**Exercise directions:** Images do not belong in the copy. Retype all the entries below exactly.

**Provided data:**
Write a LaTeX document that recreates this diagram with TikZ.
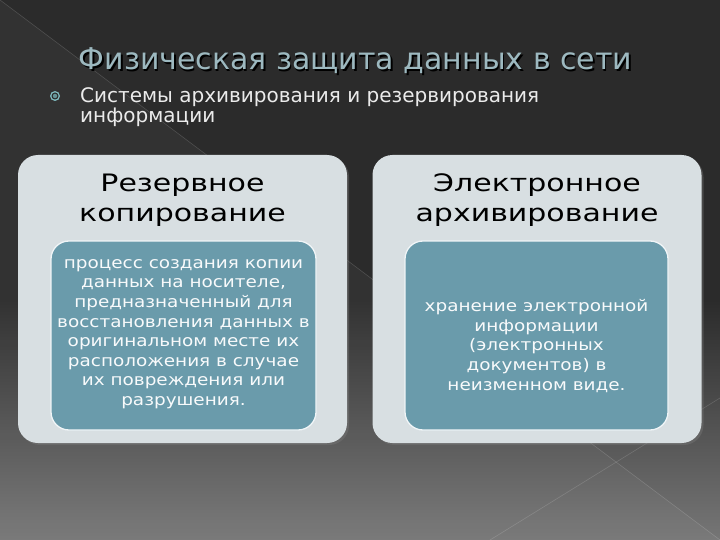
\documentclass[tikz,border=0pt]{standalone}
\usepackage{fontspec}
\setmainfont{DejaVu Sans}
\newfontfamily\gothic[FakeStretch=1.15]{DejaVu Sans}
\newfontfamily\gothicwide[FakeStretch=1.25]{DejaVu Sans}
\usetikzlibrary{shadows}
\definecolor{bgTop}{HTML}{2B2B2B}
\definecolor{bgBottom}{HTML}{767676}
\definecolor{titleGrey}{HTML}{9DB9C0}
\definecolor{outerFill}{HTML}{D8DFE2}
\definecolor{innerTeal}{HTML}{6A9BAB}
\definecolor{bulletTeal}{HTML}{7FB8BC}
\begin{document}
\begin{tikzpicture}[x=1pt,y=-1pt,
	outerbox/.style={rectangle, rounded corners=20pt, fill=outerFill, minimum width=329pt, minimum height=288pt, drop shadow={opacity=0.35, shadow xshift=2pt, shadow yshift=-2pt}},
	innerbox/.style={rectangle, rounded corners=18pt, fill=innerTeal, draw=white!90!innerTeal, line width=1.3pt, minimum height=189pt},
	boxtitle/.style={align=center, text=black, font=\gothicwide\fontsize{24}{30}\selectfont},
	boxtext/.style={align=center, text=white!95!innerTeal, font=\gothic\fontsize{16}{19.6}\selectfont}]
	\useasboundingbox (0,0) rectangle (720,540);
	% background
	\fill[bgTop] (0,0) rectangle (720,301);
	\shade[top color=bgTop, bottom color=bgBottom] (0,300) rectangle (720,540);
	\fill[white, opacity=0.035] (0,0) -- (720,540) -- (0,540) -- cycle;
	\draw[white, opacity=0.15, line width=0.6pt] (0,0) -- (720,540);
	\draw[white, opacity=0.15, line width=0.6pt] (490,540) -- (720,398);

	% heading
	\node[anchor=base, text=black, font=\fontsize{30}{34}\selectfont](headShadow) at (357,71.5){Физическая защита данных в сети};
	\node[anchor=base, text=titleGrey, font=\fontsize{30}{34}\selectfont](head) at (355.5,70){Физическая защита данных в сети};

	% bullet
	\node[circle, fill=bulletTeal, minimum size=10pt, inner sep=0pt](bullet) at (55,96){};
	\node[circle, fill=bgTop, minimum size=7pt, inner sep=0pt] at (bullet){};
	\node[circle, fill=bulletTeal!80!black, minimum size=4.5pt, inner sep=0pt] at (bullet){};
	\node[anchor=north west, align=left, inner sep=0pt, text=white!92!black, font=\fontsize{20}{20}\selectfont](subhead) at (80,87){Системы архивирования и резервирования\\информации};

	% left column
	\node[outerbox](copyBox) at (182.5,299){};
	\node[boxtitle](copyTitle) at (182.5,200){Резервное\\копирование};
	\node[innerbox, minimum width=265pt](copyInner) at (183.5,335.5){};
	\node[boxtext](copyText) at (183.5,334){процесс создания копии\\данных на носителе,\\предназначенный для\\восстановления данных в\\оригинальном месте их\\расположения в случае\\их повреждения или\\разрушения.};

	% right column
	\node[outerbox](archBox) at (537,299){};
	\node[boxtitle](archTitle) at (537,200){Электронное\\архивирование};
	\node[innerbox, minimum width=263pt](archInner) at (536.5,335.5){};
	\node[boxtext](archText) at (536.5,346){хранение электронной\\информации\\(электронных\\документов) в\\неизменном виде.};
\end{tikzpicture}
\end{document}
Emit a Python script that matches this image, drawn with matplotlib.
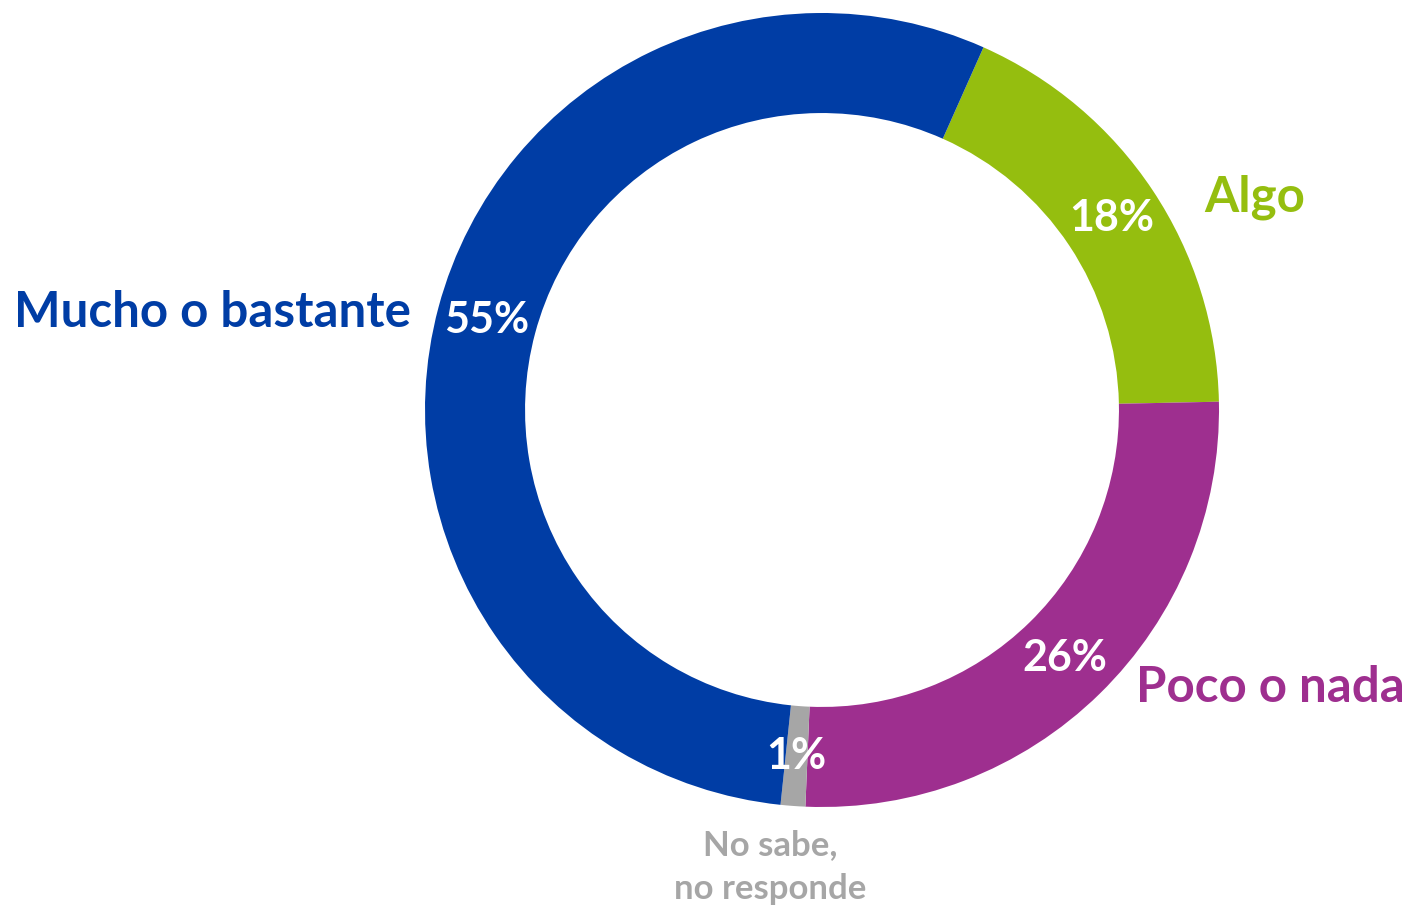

**Exercise answer:**
Write a LaTeX document that recreates this diagram with TikZ.
\documentclass[tikz,border=0pt]{standalone}
\usepackage{fontspec}
\setmainfont{DejaVu Sans}
\newfontfamily\gothic[FakeStretch=1.15]{DejaVu Sans}
\newfontfamily\gothicwide[FakeStretch=1.25]{DejaVu Sans}
\usetikzlibrary{shadows}
\definecolor{bgTop}{HTML}{2B2B2B}
\definecolor{bgBottom}{HTML}{767676}
\definecolor{titleGrey}{HTML}{9DB9C0}
\definecolor{outerFill}{HTML}{D8DFE2}
\definecolor{innerTeal}{HTML}{6A9BAB}
\definecolor{bulletTeal}{HTML}{7FB8BC}
\begin{document}
\begin{tikzpicture}[x=1pt,y=-1pt,
	outerbox/.style={rectangle, rounded corners=20pt, fill=outerFill, minimum width=329pt, minimum height=288pt, drop shadow={opacity=0.35, shadow xshift=2pt, shadow yshift=-2pt}},
	innerbox/.style={rectangle, rounded corners=18pt, fill=innerTeal, draw=white!90!innerTeal, line width=1.3pt, minimum height=189pt},
	boxtitle/.style={align=center, text=black, font=\gothicwide\fontsize{24}{30}\selectfont},
	boxtext/.style={align=center, text=white!95!innerTeal, font=\gothic\fontsize{16}{19.6}\selectfont}]
	\useasboundingbox (0,0) rectangle (720,540);
	% background
	\fill[bgTop] (0,0) rectangle (720,301);
	\shade[top color=bgTop, bottom color=bgBottom] (0,300) rectangle (720,540);
	\fill[white, opacity=0.035] (0,0) -- (720,540) -- (0,540) -- cycle;
	\draw[white, opacity=0.15, line width=0.6pt] (0,0) -- (720,540);
	\draw[white, opacity=0.15, line width=0.6pt] (490,540) -- (720,398);

	% heading
	\node[anchor=base, text=black, font=\fontsize{30}{34}\selectfont](headShadow) at (357,71.5){Физическая защита данных в сети};
	\node[anchor=base, text=titleGrey, font=\fontsize{30}{34}\selectfont](head) at (355.5,70){Физическая защита данных в сети};

	% bullet
	\node[circle, fill=bulletTeal, minimum size=10pt, inner sep=0pt](bullet) at (55,96){};
	\node[circle, fill=bgTop, minimum size=7pt, inner sep=0pt] at (bullet){};
	\node[circle, fill=bulletTeal!80!black, minimum size=4.5pt, inner sep=0pt] at (bullet){};
	\node[anchor=north west, align=left, inner sep=0pt, text=white!92!black, font=\fontsize{20}{20}\selectfont](subhead) at (80,87){Системы архивирования и резервирования\\информации};

	% left column
	\node[outerbox](copyBox) at (182.5,299){};
	\node[boxtitle](copyTitle) at (182.5,200){Резервное\\копирование};
	\node[innerbox, minimum width=265pt](copyInner) at (183.5,335.5){};
	\node[boxtext](copyText) at (183.5,334){процесс создания копии\\данных на носителе,\\предназначенный для\\восстановления данных в\\оригинальном месте их\\расположения в случае\\их повреждения или\\разрушения.};

	% right column
	\node[outerbox](archBox) at (537,299){};
	\node[boxtitle](archTitle) at (537,200){Электронное\\архивирование};
	\node[innerbox, minimum width=263pt](archInner) at (536.5,335.5){};
	\node[boxtext](archText) at (536.5,346){хранение электронной\\информации\\(электронных\\документов) в\\неизменном виде.};
\end{tikzpicture}
\end{document}
Emit a Python script that matches this image, drawn with matplotlib.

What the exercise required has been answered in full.